DATA PROVIDED:
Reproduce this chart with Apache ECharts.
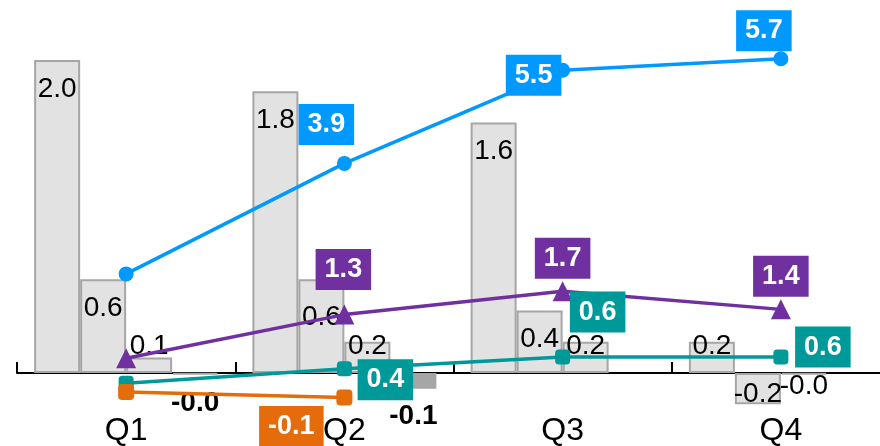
<!DOCTYPE html>
<html>
<head>
<meta charset="utf-8">
<script src="https://cdn.jsdelivr.net/npm/echarts@6/dist/echarts.min.js"></script>
<style>
  html, body { margin: 0; padding: 0; background: #fff; }
  #main { width: 880px; height: 446px; }
</style>
</head>
<body>
<div id="main"></div>
<script>
// categories
const quarters = ['Q1', 'Q2', 'Q3', 'Q4'];

// bar series (left axis)
const barA = [2.0, 1.8, 1.6, 0.2];
const barB = [0.6, 0.6, 0.4, -0.2];
const barC = [0.1, 0.2, 0.2, -0.01];
const barD = [-0.01, -0.1, null, null];

// line series (right axis)
const lineBlue = [2.0, 3.9, 5.5, 5.7];
const linePurple = [0.55, 1.3, 1.7, 1.39];
const lineTeal = [0.12, 0.37, 0.57, 0.57];
const lineOrange = [-0.03, -0.125, null, null];

// label placement for the line labels (pixel offsets from the point, null = hidden)
const blueOffsets = [null, [-18, -39], [-29, 5], [-17, -28]];
const purpleOffsets = [null, [-1, -45], [0, -33], [0, -33]];
const tealOffsets = [null, [41, 11], [35, -45], [42, -10]];
const orangeOffsets = [null, [-53, 29], null, null];

const FONT = '"Liberation Sans", Arial, sans-serif';

function fmt(p) {
  return p.value.toFixed(1);
}

function barLabel(v) {
  if (v == null) return {};
  if (v >= 0.3) return { position: 'insideTop', distance: 15 };
  if (v >= 0) return { position: 'insideBottom', distance: 13 };
  if (v > -0.05) return { position: 'bottom', distance: -3 };
  return { position: 'insideBottom', distance: -4 };
}

function barSeries(name, values, color, bold) {
  return {
    name: name,
    type: 'bar',
    yAxisIndex: 0,
    barWidth: 46,
    barGap: '0%',
    itemStyle: { color: color, borderColor: '#a6a6a6', borderWidth: 2 },
    label: {
      show: true,
      color: '#000',
      fontSize: 28,
      fontFamily: FONT,
      fontWeight: bold ? 'bold' : 'normal',
      formatter: fmt
    },
    data: values.map((v, i) => {
      if (v == null) return null;
      let lab = bold ? { position: 'bottom', distance: 14 } : barLabel(v);
      // Q2 middle bar label sits a little lower in the original
      if (!bold && name === 'B' && i === 1) lab = Object.assign({}, lab, { offset: [0, 9] });
      return { value: v, label: lab };
    })
  };
}

function lineSeries(name, values, color, symbol, size, offsets) {
  return {
    name: name,
    type: 'line',
    yAxisIndex: 1,
    z: 4,
    symbol: symbol,
    symbolSize: size,
    showAllSymbol: true,
    lineStyle: { color: color, width: 3.5 },
    itemStyle: { color: color },
    label: {
      show: true,
      position: 'inside',
      color: '#fff',
      backgroundColor: color,
      fontSize: 27,
      lineHeight: 27,
      fontWeight: 'bold',
      fontFamily: FONT,
      padding: [7, 9],
      formatter: fmt
    },
    data: values.map((v, i) => {
      if (v == null) return null;
      const off = offsets[i];
      return off ? { value: v, label: { offset: off } } : { value: v, label: { show: false } };
    })
  };
}

const chart = echarts.init(document.getElementById('main'));
chart.setOption({
  animation: false,
  backgroundColor: '#fff',
  textStyle: { fontFamily: FONT },
  grid: { left: 17, right: -10, top: 20, bottom: 0, containLabel: false, outerBoundsMode: 'none' },
  xAxis: {
    type: 'category',
    data: quarters,
    boundaryGap: true,
    axisLine: { show: true, onZero: true, onZeroAxisIndex: 0, lineStyle: { color: '#000', width: 2 } },
    axisTick: { show: true, inside: true, length: 11, lineStyle: { color: '#000', width: 2 } },
    axisLabel: { color: '#000', fontSize: 32, fontFamily: FONT, margin: -31 },
    splitLine: { show: false }
  },
  yAxis: [
    { type: 'value', show: false, min: -0.466, max: 2.2556, splitLine: { show: false } },
    { type: 'value', show: false, min: -0.959, max: 6.365, splitLine: { show: false } }
  ],
  series: [
    barSeries('A', barA, '#e2e2e2', false),
    barSeries('B', barB, '#e2e2e2', false),
    barSeries('C', barC, '#e2e2e2', false),
    barSeries('D', barD, '#a6a6a6', true),
    lineSeries('Blue', lineBlue, '#0099ff', 'circle', 15, blueOffsets),
    lineSeries('Purple', linePurple, '#7030a0', 'triangle', 20, purpleOffsets),
    lineSeries('Teal', lineTeal, '#009999', 'roundRect', 15, tealOffsets),
    lineSeries('Orange', lineOrange, '#e46c0a', 'roundRect', 16, orangeOffsets)
  ]
});
</script>
</body>
</html>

GIVEN TASK:
Leave out the pictures and copy the rest of the material above exactly.

ANSWER BELOW:
Reproduce this chart with Apache ECharts.
<!DOCTYPE html>
<html>
<head>
<meta charset="utf-8">
<script src="https://cdn.jsdelivr.net/npm/echarts@6/dist/echarts.min.js"></script>
<style>
  html, body { margin: 0; padding: 0; background: #fff; }
  #main { width: 880px; height: 446px; }
</style>
</head>
<body>
<div id="main"></div>
<script>
// categories
const quarters = ['Q1', 'Q2', 'Q3', 'Q4'];

// bar series (left axis)
const barA = [2.0, 1.8, 1.6, 0.2];
const barB = [0.6, 0.6, 0.4, -0.2];
const barC = [0.1, 0.2, 0.2, -0.01];
const barD = [-0.01, -0.1, null, null];

// line series (right axis)
const lineBlue = [2.0, 3.9, 5.5, 5.7];
const linePurple = [0.55, 1.3, 1.7, 1.39];
const lineTeal = [0.12, 0.37, 0.57, 0.57];
const lineOrange = [-0.03, -0.125, null, null];

// label placement for the line labels (pixel offsets from the point, null = hidden)
const blueOffsets = [null, [-18, -39], [-29, 5], [-17, -28]];
const purpleOffsets = [null, [-1, -45], [0, -33], [0, -33]];
const tealOffsets = [null, [41, 11], [35, -45], [42, -10]];
const orangeOffsets = [null, [-53, 29], null, null];

const FONT = '"Liberation Sans", Arial, sans-serif';

function fmt(p) {
  return p.value.toFixed(1);
}

function barLabel(v) {
  if (v == null) return {};
  if (v >= 0.3) return { position: 'insideTop', distance: 15 };
  if (v >= 0) return { position: 'insideBottom', distance: 13 };
  if (v > -0.05) return { position: 'bottom', distance: -3 };
  return { position: 'insideBottom', distance: -4 };
}

function barSeries(name, values, color, bold) {
  return {
    name: name,
    type: 'bar',
    yAxisIndex: 0,
    barWidth: 46,
    barGap: '0%',
    itemStyle: { color: color, borderColor: '#a6a6a6', borderWidth: 2 },
    label: {
      show: true,
      color: '#000',
      fontSize: 28,
      fontFamily: FONT,
      fontWeight: bold ? 'bold' : 'normal',
      formatter: fmt
    },
    data: values.map((v, i) => {
      if (v == null) return null;
      let lab = bold ? { position: 'bottom', distance: 14 } : barLabel(v);
      // Q2 middle bar label sits a little lower in the original
      if (!bold && name === 'B' && i === 1) lab = Object.assign({}, lab, { offset: [0, 9] });
      return { value: v, label: lab };
    })
  };
}

function lineSeries(name, values, color, symbol, size, offsets) {
  return {
    name: name,
    type: 'line',
    yAxisIndex: 1,
    z: 4,
    symbol: symbol,
    symbolSize: size,
    showAllSymbol: true,
    lineStyle: { color: color, width: 3.5 },
    itemStyle: { color: color },
    label: {
      show: true,
      position: 'inside',
      color: '#fff',
      backgroundColor: color,
      fontSize: 27,
      lineHeight: 27,
      fontWeight: 'bold',
      fontFamily: FONT,
      padding: [7, 9],
      formatter: fmt
    },
    data: values.map((v, i) => {
      if (v == null) return null;
      const off = offsets[i];
      return off ? { value: v, label: { offset: off } } : { value: v, label: { show: false } };
    })
  };
}

const chart = echarts.init(document.getElementById('main'));
chart.setOption({
  animation: false,
  backgroundColor: '#fff',
  textStyle: { fontFamily: FONT },
  grid: { left: 17, right: -10, top: 20, bottom: 0, containLabel: false, outerBoundsMode: 'none' },
  xAxis: {
    type: 'category',
    data: quarters,
    boundaryGap: true,
    axisLine: { show: true, onZero: true, onZeroAxisIndex: 0, lineStyle: { color: '#000', width: 2 } },
    axisTick: { show: true, inside: true, length: 11, lineStyle: { color: '#000', width: 2 } },
    axisLabel: { color: '#000', fontSize: 32, fontFamily: FONT, margin: -31 },
    splitLine: { show: false }
  },
  yAxis: [
    { type: 'value', show: false, min: -0.466, max: 2.2556, splitLine: { show: false } },
    { type: 'value', show: false, min: -0.959, max: 6.365, splitLine: { show: false } }
  ],
  series: [
    barSeries('A', barA, '#e2e2e2', false),
    barSeries('B', barB, '#e2e2e2', false),
    barSeries('C', barC, '#e2e2e2', false),
    barSeries('D', barD, '#a6a6a6', true),
    lineSeries('Blue', lineBlue, '#0099ff', 'circle', 15, blueOffsets),
    lineSeries('Purple', linePurple, '#7030a0', 'triangle', 20, purpleOffsets),
    lineSeries('Teal', lineTeal, '#009999', 'roundRect', 15, tealOffsets),
    lineSeries('Orange', lineOrange, '#e46c0a', 'roundRect', 16, orangeOffsets)
  ]
});
</script>
</body>
</html>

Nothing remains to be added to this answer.